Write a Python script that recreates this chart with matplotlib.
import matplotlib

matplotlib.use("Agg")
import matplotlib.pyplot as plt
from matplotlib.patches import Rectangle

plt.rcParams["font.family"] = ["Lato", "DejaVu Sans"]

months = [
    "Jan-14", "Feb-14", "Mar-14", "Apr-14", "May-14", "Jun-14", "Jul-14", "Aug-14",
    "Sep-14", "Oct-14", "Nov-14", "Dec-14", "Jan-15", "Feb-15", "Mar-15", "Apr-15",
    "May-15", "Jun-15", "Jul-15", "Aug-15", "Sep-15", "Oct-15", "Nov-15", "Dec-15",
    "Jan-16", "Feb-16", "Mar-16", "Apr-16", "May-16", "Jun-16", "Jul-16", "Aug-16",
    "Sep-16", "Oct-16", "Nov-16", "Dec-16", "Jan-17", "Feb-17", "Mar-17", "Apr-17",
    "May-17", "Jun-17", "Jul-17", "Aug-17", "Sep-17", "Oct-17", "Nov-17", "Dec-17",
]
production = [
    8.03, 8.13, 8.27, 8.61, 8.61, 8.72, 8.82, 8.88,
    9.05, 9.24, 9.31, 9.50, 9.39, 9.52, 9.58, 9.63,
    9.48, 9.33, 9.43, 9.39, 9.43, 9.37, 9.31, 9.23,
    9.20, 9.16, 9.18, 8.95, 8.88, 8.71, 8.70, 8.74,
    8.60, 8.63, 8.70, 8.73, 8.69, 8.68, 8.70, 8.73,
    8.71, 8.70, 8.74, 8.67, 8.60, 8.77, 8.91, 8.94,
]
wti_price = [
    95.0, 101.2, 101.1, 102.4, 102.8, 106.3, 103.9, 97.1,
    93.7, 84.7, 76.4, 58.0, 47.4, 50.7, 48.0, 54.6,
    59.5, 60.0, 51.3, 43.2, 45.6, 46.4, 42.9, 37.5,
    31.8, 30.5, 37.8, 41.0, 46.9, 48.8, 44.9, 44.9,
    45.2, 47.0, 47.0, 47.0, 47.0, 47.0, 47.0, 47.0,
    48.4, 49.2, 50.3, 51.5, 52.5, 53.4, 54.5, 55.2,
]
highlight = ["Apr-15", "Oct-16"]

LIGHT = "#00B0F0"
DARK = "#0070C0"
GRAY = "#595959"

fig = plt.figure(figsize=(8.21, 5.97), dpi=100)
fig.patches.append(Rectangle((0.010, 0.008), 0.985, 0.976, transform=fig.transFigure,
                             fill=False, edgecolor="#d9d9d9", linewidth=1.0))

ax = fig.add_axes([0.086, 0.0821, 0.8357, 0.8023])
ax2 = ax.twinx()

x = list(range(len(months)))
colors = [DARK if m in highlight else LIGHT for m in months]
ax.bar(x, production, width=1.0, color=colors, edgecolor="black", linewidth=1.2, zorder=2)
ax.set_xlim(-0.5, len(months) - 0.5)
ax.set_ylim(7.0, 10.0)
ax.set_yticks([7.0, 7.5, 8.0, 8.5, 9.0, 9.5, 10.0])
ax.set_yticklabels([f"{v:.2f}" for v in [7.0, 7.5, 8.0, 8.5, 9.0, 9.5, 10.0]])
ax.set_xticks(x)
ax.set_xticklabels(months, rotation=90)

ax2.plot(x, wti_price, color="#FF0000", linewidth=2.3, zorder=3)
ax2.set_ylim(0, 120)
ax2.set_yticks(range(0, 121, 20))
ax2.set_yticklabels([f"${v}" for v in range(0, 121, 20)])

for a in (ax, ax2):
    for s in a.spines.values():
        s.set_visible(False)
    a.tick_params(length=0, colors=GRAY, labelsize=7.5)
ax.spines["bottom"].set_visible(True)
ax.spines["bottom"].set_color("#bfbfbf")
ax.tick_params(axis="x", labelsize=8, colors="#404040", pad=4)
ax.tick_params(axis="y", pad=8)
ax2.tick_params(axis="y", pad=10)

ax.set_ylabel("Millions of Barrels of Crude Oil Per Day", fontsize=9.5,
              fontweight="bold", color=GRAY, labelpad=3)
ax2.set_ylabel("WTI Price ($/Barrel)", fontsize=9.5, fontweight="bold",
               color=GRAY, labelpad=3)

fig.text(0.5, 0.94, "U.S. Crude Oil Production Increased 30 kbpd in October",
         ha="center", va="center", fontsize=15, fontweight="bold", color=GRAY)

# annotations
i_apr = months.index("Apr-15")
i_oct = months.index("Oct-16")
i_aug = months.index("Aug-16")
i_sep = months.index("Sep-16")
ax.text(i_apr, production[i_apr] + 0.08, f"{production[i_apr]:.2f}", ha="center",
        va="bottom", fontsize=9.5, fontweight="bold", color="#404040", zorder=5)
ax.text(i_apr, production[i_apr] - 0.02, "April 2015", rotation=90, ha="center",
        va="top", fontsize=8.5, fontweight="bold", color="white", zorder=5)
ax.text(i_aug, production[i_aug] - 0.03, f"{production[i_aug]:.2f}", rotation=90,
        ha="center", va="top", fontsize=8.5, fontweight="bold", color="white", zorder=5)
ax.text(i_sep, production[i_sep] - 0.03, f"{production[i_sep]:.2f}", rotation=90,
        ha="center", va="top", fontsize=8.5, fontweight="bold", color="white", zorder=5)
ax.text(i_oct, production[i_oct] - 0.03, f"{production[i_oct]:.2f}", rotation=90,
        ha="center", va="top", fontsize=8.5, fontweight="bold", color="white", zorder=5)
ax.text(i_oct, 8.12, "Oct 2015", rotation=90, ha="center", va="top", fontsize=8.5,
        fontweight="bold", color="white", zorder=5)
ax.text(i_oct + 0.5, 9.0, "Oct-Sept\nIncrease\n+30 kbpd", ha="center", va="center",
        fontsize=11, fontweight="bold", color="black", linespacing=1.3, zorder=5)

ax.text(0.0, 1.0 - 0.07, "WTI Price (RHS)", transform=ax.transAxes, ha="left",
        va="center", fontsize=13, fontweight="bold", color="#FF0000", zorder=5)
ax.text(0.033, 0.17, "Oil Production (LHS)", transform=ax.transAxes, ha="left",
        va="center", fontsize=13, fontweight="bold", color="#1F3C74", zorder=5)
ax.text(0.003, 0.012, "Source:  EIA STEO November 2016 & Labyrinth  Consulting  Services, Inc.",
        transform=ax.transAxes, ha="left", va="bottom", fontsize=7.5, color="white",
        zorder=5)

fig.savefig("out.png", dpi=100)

::::::

#### Your instructions:
Repeat the material above in full, keeping every word.

#### Written solution:
Write a Python script that recreates this chart with matplotlib.
import matplotlib

matplotlib.use("Agg")
import matplotlib.pyplot as plt
from matplotlib.patches import Rectangle

plt.rcParams["font.family"] = ["Lato", "DejaVu Sans"]

months = [
    "Jan-14", "Feb-14", "Mar-14", "Apr-14", "May-14", "Jun-14", "Jul-14", "Aug-14",
    "Sep-14", "Oct-14", "Nov-14", "Dec-14", "Jan-15", "Feb-15", "Mar-15", "Apr-15",
    "May-15", "Jun-15", "Jul-15", "Aug-15", "Sep-15", "Oct-15", "Nov-15", "Dec-15",
    "Jan-16", "Feb-16", "Mar-16", "Apr-16", "May-16", "Jun-16", "Jul-16", "Aug-16",
    "Sep-16", "Oct-16", "Nov-16", "Dec-16", "Jan-17", "Feb-17", "Mar-17", "Apr-17",
    "May-17", "Jun-17", "Jul-17", "Aug-17", "Sep-17", "Oct-17", "Nov-17", "Dec-17",
]
production = [
    8.03, 8.13, 8.27, 8.61, 8.61, 8.72, 8.82, 8.88,
    9.05, 9.24, 9.31, 9.50, 9.39, 9.52, 9.58, 9.63,
    9.48, 9.33, 9.43, 9.39, 9.43, 9.37, 9.31, 9.23,
    9.20, 9.16, 9.18, 8.95, 8.88, 8.71, 8.70, 8.74,
    8.60, 8.63, 8.70, 8.73, 8.69, 8.68, 8.70, 8.73,
    8.71, 8.70, 8.74, 8.67, 8.60, 8.77, 8.91, 8.94,
]
wti_price = [
    95.0, 101.2, 101.1, 102.4, 102.8, 106.3, 103.9, 97.1,
    93.7, 84.7, 76.4, 58.0, 47.4, 50.7, 48.0, 54.6,
    59.5, 60.0, 51.3, 43.2, 45.6, 46.4, 42.9, 37.5,
    31.8, 30.5, 37.8, 41.0, 46.9, 48.8, 44.9, 44.9,
    45.2, 47.0, 47.0, 47.0, 47.0, 47.0, 47.0, 47.0,
    48.4, 49.2, 50.3, 51.5, 52.5, 53.4, 54.5, 55.2,
]
highlight = ["Apr-15", "Oct-16"]

LIGHT = "#00B0F0"
DARK = "#0070C0"
GRAY = "#595959"

fig = plt.figure(figsize=(8.21, 5.97), dpi=100)
fig.patches.append(Rectangle((0.010, 0.008), 0.985, 0.976, transform=fig.transFigure,
                             fill=False, edgecolor="#d9d9d9", linewidth=1.0))

ax = fig.add_axes([0.086, 0.0821, 0.8357, 0.8023])
ax2 = ax.twinx()

x = list(range(len(months)))
colors = [DARK if m in highlight else LIGHT for m in months]
ax.bar(x, production, width=1.0, color=colors, edgecolor="black", linewidth=1.2, zorder=2)
ax.set_xlim(-0.5, len(months) - 0.5)
ax.set_ylim(7.0, 10.0)
ax.set_yticks([7.0, 7.5, 8.0, 8.5, 9.0, 9.5, 10.0])
ax.set_yticklabels([f"{v:.2f}" for v in [7.0, 7.5, 8.0, 8.5, 9.0, 9.5, 10.0]])
ax.set_xticks(x)
ax.set_xticklabels(months, rotation=90)

ax2.plot(x, wti_price, color="#FF0000", linewidth=2.3, zorder=3)
ax2.set_ylim(0, 120)
ax2.set_yticks(range(0, 121, 20))
ax2.set_yticklabels([f"${v}" for v in range(0, 121, 20)])

for a in (ax, ax2):
    for s in a.spines.values():
        s.set_visible(False)
    a.tick_params(length=0, colors=GRAY, labelsize=7.5)
ax.spines["bottom"].set_visible(True)
ax.spines["bottom"].set_color("#bfbfbf")
ax.tick_params(axis="x", labelsize=8, colors="#404040", pad=4)
ax.tick_params(axis="y", pad=8)
ax2.tick_params(axis="y", pad=10)

ax.set_ylabel("Millions of Barrels of Crude Oil Per Day", fontsize=9.5,
              fontweight="bold", color=GRAY, labelpad=3)
ax2.set_ylabel("WTI Price ($/Barrel)", fontsize=9.5, fontweight="bold",
               color=GRAY, labelpad=3)

fig.text(0.5, 0.94, "U.S. Crude Oil Production Increased 30 kbpd in October",
         ha="center", va="center", fontsize=15, fontweight="bold", color=GRAY)

# annotations
i_apr = months.index("Apr-15")
i_oct = months.index("Oct-16")
i_aug = months.index("Aug-16")
i_sep = months.index("Sep-16")
ax.text(i_apr, production[i_apr] + 0.08, f"{production[i_apr]:.2f}", ha="center",
        va="bottom", fontsize=9.5, fontweight="bold", color="#404040", zorder=5)
ax.text(i_apr, production[i_apr] - 0.02, "April 2015", rotation=90, ha="center",
        va="top", fontsize=8.5, fontweight="bold", color="white", zorder=5)
ax.text(i_aug, production[i_aug] - 0.03, f"{production[i_aug]:.2f}", rotation=90,
        ha="center", va="top", fontsize=8.5, fontweight="bold", color="white", zorder=5)
ax.text(i_sep, production[i_sep] - 0.03, f"{production[i_sep]:.2f}", rotation=90,
        ha="center", va="top", fontsize=8.5, fontweight="bold", color="white", zorder=5)
ax.text(i_oct, production[i_oct] - 0.03, f"{production[i_oct]:.2f}", rotation=90,
        ha="center", va="top", fontsize=8.5, fontweight="bold", color="white", zorder=5)
ax.text(i_oct, 8.12, "Oct 2015", rotation=90, ha="center", va="top", fontsize=8.5,
        fontweight="bold", color="white", zorder=5)
ax.text(i_oct + 0.5, 9.0, "Oct-Sept\nIncrease\n+30 kbpd", ha="center", va="center",
        fontsize=11, fontweight="bold", color="black", linespacing=1.3, zorder=5)

ax.text(0.0, 1.0 - 0.07, "WTI Price (RHS)", transform=ax.transAxes, ha="left",
        va="center", fontsize=13, fontweight="bold", color="#FF0000", zorder=5)
ax.text(0.033, 0.17, "Oil Production (LHS)", transform=ax.transAxes, ha="left",
        va="center", fontsize=13, fontweight="bold", color="#1F3C74", zorder=5)
ax.text(0.003, 0.012, "Source:  EIA STEO November 2016 & Labyrinth  Consulting  Services, Inc.",
        transform=ax.transAxes, ha="left", va="bottom", fontsize=7.5, color="white",
        zorder=5)

fig.savefig("out.png", dpi=100)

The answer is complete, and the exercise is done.